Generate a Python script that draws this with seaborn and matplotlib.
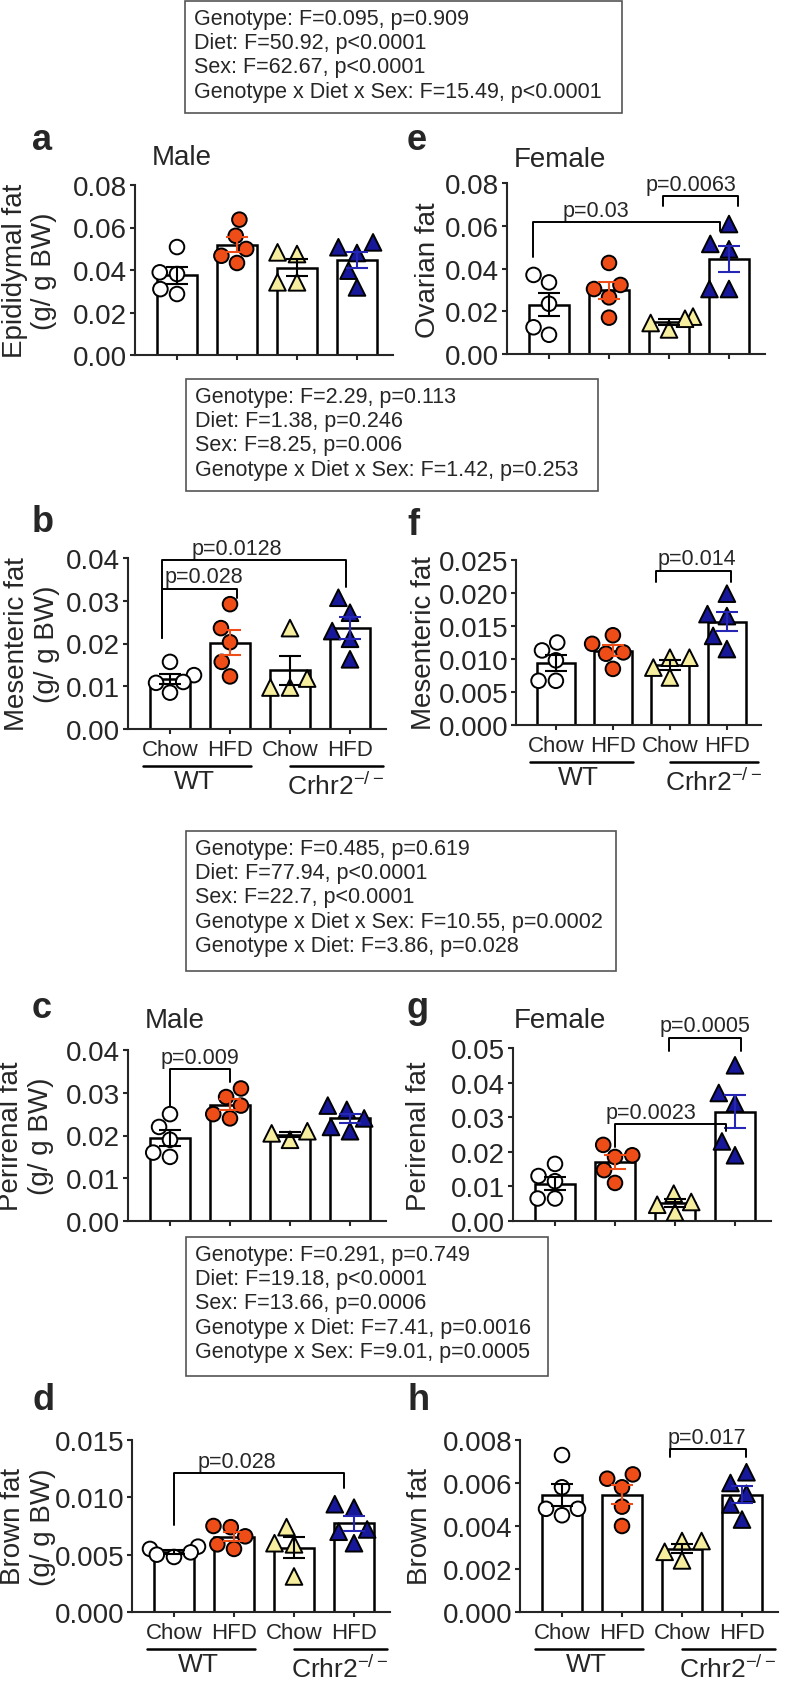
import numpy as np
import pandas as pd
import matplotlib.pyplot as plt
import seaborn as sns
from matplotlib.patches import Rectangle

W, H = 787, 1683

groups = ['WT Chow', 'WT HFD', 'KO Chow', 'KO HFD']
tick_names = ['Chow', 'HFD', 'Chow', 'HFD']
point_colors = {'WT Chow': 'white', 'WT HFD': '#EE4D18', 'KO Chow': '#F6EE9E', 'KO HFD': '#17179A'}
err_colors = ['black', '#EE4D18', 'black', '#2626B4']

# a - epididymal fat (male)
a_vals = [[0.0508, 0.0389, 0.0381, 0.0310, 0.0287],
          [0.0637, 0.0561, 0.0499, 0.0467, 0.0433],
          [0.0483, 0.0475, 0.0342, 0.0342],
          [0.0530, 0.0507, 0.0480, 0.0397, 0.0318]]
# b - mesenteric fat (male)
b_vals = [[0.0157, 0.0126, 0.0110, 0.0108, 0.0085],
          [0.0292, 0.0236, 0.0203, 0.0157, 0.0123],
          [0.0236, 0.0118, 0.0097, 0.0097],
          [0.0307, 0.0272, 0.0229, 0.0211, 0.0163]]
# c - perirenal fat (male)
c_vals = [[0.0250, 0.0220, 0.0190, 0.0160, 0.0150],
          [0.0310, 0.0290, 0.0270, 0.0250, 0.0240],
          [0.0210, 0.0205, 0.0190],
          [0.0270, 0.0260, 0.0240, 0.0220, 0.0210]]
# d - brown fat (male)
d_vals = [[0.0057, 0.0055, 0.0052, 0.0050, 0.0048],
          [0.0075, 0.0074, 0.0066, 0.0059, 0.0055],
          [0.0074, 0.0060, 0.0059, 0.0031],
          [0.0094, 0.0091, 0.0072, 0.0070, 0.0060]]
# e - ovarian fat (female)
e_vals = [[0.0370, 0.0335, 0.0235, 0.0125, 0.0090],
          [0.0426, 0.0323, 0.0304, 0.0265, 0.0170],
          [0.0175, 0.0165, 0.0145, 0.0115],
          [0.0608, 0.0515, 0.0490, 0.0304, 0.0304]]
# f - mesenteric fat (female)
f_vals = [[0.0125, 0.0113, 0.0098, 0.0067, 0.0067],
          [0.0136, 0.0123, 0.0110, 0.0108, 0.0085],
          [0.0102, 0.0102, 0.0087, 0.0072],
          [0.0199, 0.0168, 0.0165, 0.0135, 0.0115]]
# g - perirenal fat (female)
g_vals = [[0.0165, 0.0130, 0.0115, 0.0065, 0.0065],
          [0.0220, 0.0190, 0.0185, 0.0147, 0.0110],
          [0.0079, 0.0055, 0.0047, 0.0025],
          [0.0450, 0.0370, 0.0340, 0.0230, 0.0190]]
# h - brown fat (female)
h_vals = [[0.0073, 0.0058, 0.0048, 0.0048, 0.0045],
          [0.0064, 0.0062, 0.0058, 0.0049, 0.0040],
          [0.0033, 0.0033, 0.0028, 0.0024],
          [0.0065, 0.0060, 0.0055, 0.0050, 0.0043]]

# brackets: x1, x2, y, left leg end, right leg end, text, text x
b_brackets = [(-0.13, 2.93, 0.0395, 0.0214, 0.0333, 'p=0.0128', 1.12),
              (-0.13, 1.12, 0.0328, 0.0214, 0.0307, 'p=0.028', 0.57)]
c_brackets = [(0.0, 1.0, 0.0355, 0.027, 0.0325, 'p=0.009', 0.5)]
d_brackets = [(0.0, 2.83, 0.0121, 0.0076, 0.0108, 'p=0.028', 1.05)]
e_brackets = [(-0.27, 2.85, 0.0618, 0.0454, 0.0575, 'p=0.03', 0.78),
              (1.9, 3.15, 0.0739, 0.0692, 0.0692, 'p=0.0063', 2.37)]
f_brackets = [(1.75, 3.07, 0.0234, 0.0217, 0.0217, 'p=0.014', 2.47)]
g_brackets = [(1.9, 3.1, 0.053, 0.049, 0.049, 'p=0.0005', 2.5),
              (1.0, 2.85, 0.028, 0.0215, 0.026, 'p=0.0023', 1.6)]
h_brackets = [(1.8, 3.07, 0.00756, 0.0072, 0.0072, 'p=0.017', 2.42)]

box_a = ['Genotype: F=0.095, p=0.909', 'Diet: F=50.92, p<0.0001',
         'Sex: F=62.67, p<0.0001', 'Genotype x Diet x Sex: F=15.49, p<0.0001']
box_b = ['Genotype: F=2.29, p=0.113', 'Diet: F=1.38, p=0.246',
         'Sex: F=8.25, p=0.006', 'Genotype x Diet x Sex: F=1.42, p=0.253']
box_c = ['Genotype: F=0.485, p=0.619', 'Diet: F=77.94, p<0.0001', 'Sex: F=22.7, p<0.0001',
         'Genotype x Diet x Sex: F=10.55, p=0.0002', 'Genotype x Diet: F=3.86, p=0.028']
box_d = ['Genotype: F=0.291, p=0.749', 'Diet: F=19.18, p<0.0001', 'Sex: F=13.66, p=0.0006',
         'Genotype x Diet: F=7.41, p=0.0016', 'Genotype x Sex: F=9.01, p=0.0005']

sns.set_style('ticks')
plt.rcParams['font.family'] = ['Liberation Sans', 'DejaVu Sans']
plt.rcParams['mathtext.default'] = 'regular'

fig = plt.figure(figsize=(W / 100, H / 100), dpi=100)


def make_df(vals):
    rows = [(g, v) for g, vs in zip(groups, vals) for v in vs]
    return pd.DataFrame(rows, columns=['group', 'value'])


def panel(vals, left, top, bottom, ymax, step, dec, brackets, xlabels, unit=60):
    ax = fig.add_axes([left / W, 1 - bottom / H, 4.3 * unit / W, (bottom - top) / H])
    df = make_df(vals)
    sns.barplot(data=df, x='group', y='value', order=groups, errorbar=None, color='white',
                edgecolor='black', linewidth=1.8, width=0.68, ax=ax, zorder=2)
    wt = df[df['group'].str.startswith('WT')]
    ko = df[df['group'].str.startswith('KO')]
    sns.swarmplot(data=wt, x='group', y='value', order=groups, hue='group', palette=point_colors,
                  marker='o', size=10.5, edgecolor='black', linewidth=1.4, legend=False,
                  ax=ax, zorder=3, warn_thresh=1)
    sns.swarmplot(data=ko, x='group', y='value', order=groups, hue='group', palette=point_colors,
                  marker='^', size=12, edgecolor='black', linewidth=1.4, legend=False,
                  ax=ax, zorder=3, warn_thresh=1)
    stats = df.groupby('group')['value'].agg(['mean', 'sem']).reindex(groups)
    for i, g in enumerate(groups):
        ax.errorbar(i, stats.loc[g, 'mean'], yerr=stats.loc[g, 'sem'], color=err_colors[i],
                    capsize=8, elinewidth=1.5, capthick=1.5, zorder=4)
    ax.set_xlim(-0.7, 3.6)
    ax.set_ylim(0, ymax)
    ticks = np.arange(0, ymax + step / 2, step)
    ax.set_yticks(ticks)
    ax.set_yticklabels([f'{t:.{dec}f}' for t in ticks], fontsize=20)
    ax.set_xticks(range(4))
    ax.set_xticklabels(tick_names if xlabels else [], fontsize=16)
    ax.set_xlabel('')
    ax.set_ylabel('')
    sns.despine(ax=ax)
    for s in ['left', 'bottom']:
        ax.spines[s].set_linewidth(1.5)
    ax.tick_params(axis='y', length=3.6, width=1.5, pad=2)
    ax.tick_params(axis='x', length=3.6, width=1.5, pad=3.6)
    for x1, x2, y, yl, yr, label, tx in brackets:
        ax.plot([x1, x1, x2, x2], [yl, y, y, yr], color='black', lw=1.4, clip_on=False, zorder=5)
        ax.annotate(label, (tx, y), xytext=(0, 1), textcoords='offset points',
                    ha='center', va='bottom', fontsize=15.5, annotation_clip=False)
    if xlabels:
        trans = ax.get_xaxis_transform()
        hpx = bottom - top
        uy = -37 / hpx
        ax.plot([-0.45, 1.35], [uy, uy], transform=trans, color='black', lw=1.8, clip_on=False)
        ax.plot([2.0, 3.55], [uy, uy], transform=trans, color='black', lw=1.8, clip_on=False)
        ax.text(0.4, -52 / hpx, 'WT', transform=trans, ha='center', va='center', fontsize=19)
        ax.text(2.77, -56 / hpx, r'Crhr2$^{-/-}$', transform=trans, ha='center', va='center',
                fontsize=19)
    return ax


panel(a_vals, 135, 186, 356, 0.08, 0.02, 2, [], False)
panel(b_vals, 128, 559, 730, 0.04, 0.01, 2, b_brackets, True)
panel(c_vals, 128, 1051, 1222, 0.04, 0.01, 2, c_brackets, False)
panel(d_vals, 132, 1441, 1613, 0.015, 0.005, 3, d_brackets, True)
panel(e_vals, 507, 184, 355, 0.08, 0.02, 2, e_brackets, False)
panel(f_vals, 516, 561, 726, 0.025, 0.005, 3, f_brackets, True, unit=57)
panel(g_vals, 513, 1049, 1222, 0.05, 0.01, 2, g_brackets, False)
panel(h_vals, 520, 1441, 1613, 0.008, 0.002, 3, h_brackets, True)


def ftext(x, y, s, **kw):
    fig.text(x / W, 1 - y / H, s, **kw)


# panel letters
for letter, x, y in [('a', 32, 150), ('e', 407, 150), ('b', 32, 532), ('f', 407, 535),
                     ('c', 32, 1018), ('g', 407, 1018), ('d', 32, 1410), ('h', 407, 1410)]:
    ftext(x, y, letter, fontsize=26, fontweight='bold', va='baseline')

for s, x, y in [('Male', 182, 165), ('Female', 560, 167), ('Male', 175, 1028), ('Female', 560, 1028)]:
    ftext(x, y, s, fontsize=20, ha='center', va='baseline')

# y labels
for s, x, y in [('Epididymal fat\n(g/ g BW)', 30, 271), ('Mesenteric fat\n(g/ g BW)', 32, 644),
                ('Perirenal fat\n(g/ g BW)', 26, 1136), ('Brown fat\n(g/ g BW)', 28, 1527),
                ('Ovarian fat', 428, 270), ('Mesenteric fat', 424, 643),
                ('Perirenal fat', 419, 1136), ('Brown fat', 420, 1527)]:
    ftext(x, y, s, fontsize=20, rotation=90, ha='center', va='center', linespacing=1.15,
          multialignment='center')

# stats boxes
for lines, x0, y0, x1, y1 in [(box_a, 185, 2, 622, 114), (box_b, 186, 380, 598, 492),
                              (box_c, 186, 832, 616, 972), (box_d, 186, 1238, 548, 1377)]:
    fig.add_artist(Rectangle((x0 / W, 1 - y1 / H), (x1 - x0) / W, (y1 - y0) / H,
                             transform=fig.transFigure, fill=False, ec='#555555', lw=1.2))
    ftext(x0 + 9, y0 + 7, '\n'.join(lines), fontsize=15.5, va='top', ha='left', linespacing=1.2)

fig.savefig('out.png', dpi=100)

..............................

Leave out the pictures and repeat exactly the lines from the start of the material through the line that contains "W, H = 787, 1683", both included.

Generate a Python script that draws this with seaborn and matplotlib.
import numpy as np
import pandas as pd
import matplotlib.pyplot as plt
import seaborn as sns
from matplotlib.patches import Rectangle

W, H = 787, 1683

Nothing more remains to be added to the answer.